Information given
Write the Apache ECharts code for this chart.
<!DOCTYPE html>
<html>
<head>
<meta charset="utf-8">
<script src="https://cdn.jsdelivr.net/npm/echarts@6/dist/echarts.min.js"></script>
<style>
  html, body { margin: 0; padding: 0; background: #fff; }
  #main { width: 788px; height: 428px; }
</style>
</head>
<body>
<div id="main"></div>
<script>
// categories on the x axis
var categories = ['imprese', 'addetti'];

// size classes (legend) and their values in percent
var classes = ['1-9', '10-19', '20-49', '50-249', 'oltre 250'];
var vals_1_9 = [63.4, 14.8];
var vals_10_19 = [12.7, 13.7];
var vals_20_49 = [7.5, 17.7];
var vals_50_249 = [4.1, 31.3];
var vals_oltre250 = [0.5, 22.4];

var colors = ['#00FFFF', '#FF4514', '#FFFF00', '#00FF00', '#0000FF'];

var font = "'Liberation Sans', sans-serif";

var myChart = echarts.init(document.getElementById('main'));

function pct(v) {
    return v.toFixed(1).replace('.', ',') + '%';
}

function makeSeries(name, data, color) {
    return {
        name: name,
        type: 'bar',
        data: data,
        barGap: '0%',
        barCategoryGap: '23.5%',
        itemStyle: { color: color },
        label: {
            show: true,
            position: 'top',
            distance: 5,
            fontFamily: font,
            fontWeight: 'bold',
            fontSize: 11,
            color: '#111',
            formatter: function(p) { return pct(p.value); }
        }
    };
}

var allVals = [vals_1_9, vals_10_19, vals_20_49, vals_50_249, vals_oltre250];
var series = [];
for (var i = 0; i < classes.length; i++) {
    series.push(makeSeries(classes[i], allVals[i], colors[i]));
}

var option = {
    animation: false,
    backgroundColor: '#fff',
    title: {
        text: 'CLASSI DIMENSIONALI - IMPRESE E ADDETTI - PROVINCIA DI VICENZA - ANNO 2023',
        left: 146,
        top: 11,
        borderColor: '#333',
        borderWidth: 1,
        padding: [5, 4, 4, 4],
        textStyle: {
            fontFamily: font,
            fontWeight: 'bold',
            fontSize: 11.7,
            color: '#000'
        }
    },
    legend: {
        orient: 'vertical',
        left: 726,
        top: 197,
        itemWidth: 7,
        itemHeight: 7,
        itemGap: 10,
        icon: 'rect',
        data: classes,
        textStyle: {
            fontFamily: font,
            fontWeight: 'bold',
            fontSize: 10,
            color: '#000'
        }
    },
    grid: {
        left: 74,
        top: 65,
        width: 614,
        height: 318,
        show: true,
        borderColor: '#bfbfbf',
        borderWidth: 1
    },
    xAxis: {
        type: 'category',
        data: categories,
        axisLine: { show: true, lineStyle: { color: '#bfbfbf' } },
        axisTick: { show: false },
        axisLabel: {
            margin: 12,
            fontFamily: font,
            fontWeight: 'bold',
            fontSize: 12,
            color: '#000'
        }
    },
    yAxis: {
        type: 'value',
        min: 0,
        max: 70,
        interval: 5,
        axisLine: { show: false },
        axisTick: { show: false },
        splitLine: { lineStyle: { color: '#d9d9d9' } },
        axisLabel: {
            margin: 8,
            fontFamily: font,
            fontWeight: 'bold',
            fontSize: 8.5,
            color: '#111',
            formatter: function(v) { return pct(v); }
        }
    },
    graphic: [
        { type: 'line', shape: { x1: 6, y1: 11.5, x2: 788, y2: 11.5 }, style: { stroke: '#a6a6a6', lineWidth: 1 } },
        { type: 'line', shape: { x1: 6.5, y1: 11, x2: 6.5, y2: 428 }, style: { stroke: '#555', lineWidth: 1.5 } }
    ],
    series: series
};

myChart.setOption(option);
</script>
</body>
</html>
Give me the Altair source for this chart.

What needs to be done
All of the data shown above must be copied exactly.

Solution for this problem
Write the Apache ECharts code for this chart.
<!DOCTYPE html>
<html>
<head>
<meta charset="utf-8">
<script src="https://cdn.jsdelivr.net/npm/echarts@6/dist/echarts.min.js"></script>
<style>
  html, body { margin: 0; padding: 0; background: #fff; }
  #main { width: 788px; height: 428px; }
</style>
</head>
<body>
<div id="main"></div>
<script>
// categories on the x axis
var categories = ['imprese', 'addetti'];

// size classes (legend) and their values in percent
var classes = ['1-9', '10-19', '20-49', '50-249', 'oltre 250'];
var vals_1_9 = [63.4, 14.8];
var vals_10_19 = [12.7, 13.7];
var vals_20_49 = [7.5, 17.7];
var vals_50_249 = [4.1, 31.3];
var vals_oltre250 = [0.5, 22.4];

var colors = ['#00FFFF', '#FF4514', '#FFFF00', '#00FF00', '#0000FF'];

var font = "'Liberation Sans', sans-serif";

var myChart = echarts.init(document.getElementById('main'));

function pct(v) {
    return v.toFixed(1).replace('.', ',') + '%';
}

function makeSeries(name, data, color) {
    return {
        name: name,
        type: 'bar',
        data: data,
        barGap: '0%',
        barCategoryGap: '23.5%',
        itemStyle: { color: color },
        label: {
            show: true,
            position: 'top',
            distance: 5,
            fontFamily: font,
            fontWeight: 'bold',
            fontSize: 11,
            color: '#111',
            formatter: function(p) { return pct(p.value); }
        }
    };
}

var allVals = [vals_1_9, vals_10_19, vals_20_49, vals_50_249, vals_oltre250];
var series = [];
for (var i = 0; i < classes.length; i++) {
    series.push(makeSeries(classes[i], allVals[i], colors[i]));
}

var option = {
    animation: false,
    backgroundColor: '#fff',
    title: {
        text: 'CLASSI DIMENSIONALI - IMPRESE E ADDETTI - PROVINCIA DI VICENZA - ANNO 2023',
        left: 146,
        top: 11,
        borderColor: '#333',
        borderWidth: 1,
        padding: [5, 4, 4, 4],
        textStyle: {
            fontFamily: font,
            fontWeight: 'bold',
            fontSize: 11.7,
            color: '#000'
        }
    },
    legend: {
        orient: 'vertical',
        left: 726,
        top: 197,
        itemWidth: 7,
        itemHeight: 7,
        itemGap: 10,
        icon: 'rect',
        data: classes,
        textStyle: {
            fontFamily: font,
            fontWeight: 'bold',
            fontSize: 10,
            color: '#000'
        }
    },
    grid: {
        left: 74,
        top: 65,
        width: 614,
        height: 318,
        show: true,
        borderColor: '#bfbfbf',
        borderWidth: 1
    },
    xAxis: {
        type: 'category',
        data: categories,
        axisLine: { show: true, lineStyle: { color: '#bfbfbf' } },
        axisTick: { show: false },
        axisLabel: {
            margin: 12,
            fontFamily: font,
            fontWeight: 'bold',
            fontSize: 12,
            color: '#000'
        }
    },
    yAxis: {
        type: 'value',
        min: 0,
        max: 70,
        interval: 5,
        axisLine: { show: false },
        axisTick: { show: false },
        splitLine: { lineStyle: { color: '#d9d9d9' } },
        axisLabel: {
            margin: 8,
            fontFamily: font,
            fontWeight: 'bold',
            fontSize: 8.5,
            color: '#111',
            formatter: function(v) { return pct(v); }
        }
    },
    graphic: [
        { type: 'line', shape: { x1: 6, y1: 11.5, x2: 788, y2: 11.5 }, style: { stroke: '#a6a6a6', lineWidth: 1 } },
        { type: 'line', shape: { x1: 6.5, y1: 11, x2: 6.5, y2: 428 }, style: { stroke: '#555', lineWidth: 1.5 } }
    ],
    series: series
};

myChart.setOption(option);
</script>
</body>
</html>
Give me the Altair source for this chart.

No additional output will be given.